The IRS guidance provides more detail on how the credit for the subsidy is to be claimed by employers entitled to the credit. The employer may claim the credit as part of the quarterly filing of Form 941. The IRS has updated Form 941 to include Line 12a for the amount of the credit claimed and Line 12b for the number of individuals who have been provided the subsidy. If Line 12a is larger than Line 10, there is a resulting overpayment that can be claimed as a refund or a credit against future payments. The IRS also noted that, although the Form 941 is only filed on a quarterly basis, the employer can choose either to reduce its payroll tax deposits prior to the end of the quarter or to wait and claim the subsidy as an overpayment at the end of the each quarter. The Form 941 is the only information that needs to be filed with the IRS. Employers should begin using the new Form 941 immediately. No filing extensions are provided. The IRS has also indicated that the credit can be claimed as part of filing Form 943 or Form 944.

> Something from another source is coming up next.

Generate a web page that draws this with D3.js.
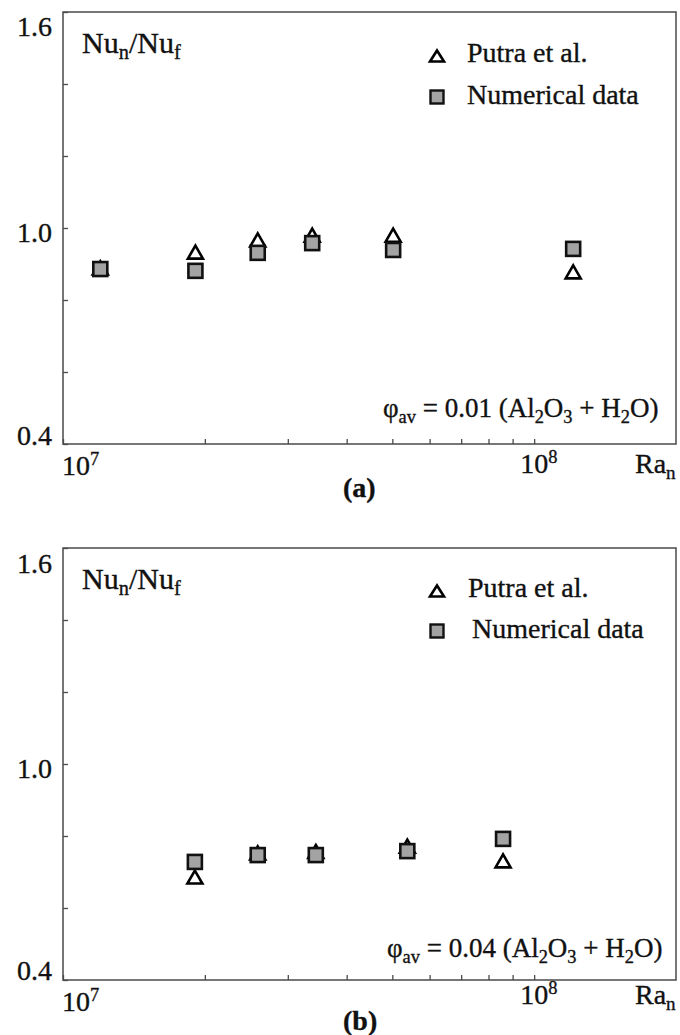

Additionally, the guidance specifies that supporting documentation relating to the credit must be maintained, including:
- Information on the receipt (including date and amounts) of the assistance eligible individual's unsubsidized portion of the premium;
- In the case of an insured plan, a copy of the invoice or other supporting documentation from the insurance carrier as proof of timely payment of the full premium to the insurance carrier;
- In the case of a self-insured plan, proof of the premium amount and proof of coverage provided to the assistance eligible individual;
- An attestation of involuntary termination, including the date of the involuntary termination for each covered employee whose involuntary termination is the basis for eligibility for the subsidy;
- Proof of each assistance eligible individual's eligibility for continuing health coverage at any time during the period from September 1, 2008, through December 31, 2009, and election of such coverage;
- A record of all social security numbers for all covered employees, the amount of the subsidy reimbursed with respect to each covered employee and whether the subsidy was for one individual or for two or more individuals; and
- Any other documents necessary to verify the correct amount of reimbursement.
Obviously, coordination among the employer and service providers to the health plan will be necessary in order to maintain the required supporting documentation.